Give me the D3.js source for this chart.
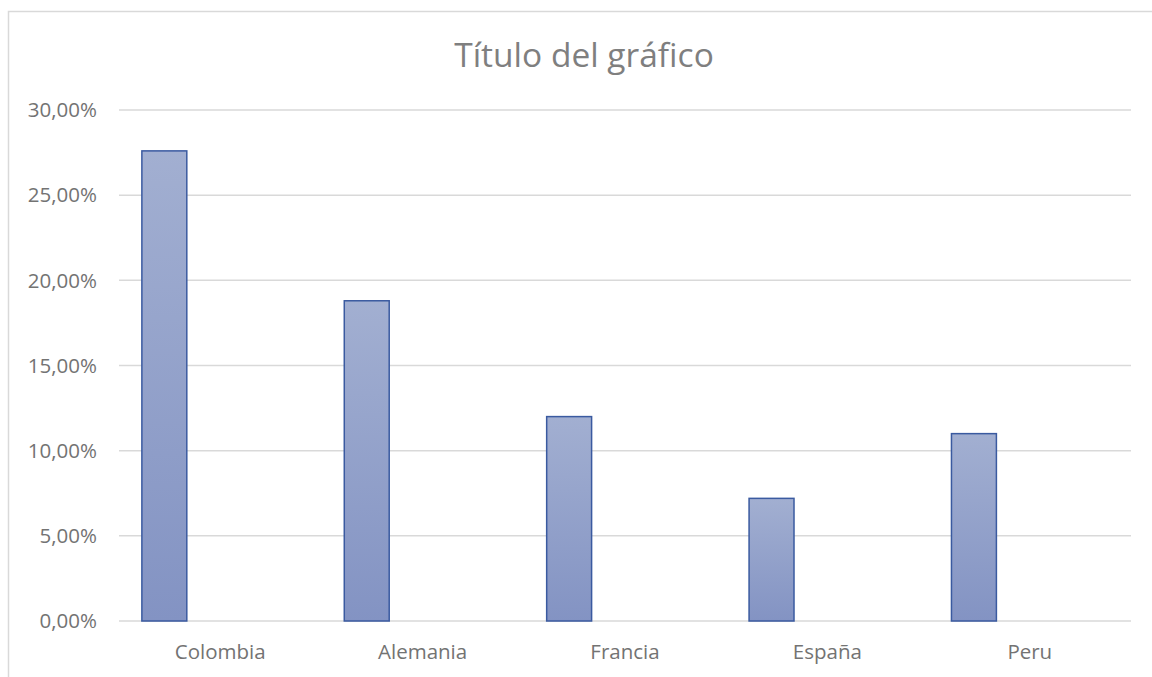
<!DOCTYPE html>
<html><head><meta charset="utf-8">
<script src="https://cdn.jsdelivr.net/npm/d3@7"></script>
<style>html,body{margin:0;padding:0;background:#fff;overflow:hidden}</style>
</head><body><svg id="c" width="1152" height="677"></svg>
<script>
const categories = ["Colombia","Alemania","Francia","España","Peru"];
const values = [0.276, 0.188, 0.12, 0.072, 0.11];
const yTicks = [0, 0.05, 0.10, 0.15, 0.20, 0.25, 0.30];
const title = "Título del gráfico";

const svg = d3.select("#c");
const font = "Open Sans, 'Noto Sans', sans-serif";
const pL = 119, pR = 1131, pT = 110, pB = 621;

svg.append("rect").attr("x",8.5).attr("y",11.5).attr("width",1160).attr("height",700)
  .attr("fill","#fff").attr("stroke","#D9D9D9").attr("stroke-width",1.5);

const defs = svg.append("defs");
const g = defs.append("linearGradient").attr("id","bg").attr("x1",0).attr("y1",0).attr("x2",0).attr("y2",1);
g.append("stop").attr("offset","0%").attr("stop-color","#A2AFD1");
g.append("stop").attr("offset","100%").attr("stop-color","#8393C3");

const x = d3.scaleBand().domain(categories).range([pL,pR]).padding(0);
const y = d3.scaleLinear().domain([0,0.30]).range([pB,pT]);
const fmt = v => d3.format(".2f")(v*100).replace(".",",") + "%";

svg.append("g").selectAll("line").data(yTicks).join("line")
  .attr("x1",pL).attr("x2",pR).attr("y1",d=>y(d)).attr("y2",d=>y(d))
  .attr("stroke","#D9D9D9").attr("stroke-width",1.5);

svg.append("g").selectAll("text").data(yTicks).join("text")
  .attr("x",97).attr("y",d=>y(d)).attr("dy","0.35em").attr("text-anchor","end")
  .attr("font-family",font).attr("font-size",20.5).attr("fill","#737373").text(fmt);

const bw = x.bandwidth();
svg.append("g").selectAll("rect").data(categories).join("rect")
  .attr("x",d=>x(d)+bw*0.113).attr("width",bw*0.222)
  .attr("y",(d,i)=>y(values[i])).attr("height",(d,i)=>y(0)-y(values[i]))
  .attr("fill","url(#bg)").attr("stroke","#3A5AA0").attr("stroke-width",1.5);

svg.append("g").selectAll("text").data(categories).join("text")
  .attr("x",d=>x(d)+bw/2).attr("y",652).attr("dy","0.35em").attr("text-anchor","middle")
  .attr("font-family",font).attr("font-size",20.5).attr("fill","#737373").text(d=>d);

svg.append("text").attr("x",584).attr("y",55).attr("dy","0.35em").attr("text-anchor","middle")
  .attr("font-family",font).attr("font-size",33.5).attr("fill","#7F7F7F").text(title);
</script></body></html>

---

_THE TASK_.
Your task is to repeat the data above exactly while excluding the pictures.

_OUTPUT OF THE TASK_.
Give me the D3.js source for this chart.
<!DOCTYPE html>
<html><head><meta charset="utf-8">
<script src="https://cdn.jsdelivr.net/npm/d3@7"></script>
<style>html,body{margin:0;padding:0;background:#fff;overflow:hidden}</style>
</head><body><svg id="c" width="1152" height="677"></svg>
<script>
const categories = ["Colombia","Alemania","Francia","España","Peru"];
const values = [0.276, 0.188, 0.12, 0.072, 0.11];
const yTicks = [0, 0.05, 0.10, 0.15, 0.20, 0.25, 0.30];
const title = "Título del gráfico";

const svg = d3.select("#c");
const font = "Open Sans, 'Noto Sans', sans-serif";
const pL = 119, pR = 1131, pT = 110, pB = 621;

svg.append("rect").attr("x",8.5).attr("y",11.5).attr("width",1160).attr("height",700)
  .attr("fill","#fff").attr("stroke","#D9D9D9").attr("stroke-width",1.5);

const defs = svg.append("defs");
const g = defs.append("linearGradient").attr("id","bg").attr("x1",0).attr("y1",0).attr("x2",0).attr("y2",1);
g.append("stop").attr("offset","0%").attr("stop-color","#A2AFD1");
g.append("stop").attr("offset","100%").attr("stop-color","#8393C3");

const x = d3.scaleBand().domain(categories).range([pL,pR]).padding(0);
const y = d3.scaleLinear().domain([0,0.30]).range([pB,pT]);
const fmt = v => d3.format(".2f")(v*100).replace(".",",") + "%";

svg.append("g").selectAll("line").data(yTicks).join("line")
  .attr("x1",pL).attr("x2",pR).attr("y1",d=>y(d)).attr("y2",d=>y(d))
  .attr("stroke","#D9D9D9").attr("stroke-width",1.5);

svg.append("g").selectAll("text").data(yTicks).join("text")
  .attr("x",97).attr("y",d=>y(d)).attr("dy","0.35em").attr("text-anchor","end")
  .attr("font-family",font).attr("font-size",20.5).attr("fill","#737373").text(fmt);

const bw = x.bandwidth();
svg.append("g").selectAll("rect").data(categories).join("rect")
  .attr("x",d=>x(d)+bw*0.113).attr("width",bw*0.222)
  .attr("y",(d,i)=>y(values[i])).attr("height",(d,i)=>y(0)-y(values[i]))
  .attr("fill","url(#bg)").attr("stroke","#3A5AA0").attr("stroke-width",1.5);

svg.append("g").selectAll("text").data(categories).join("text")
  .attr("x",d=>x(d)+bw/2).attr("y",652).attr("dy","0.35em").attr("text-anchor","middle")
  .attr("font-family",font).attr("font-size",20.5).attr("fill","#737373").text(d=>d);

svg.append("text").attr("x",584).attr("y",55).attr("dy","0.35em").attr("text-anchor","middle")
  .attr("font-family",font).attr("font-size",33.5).attr("fill","#7F7F7F").text(title);
</script></body></html>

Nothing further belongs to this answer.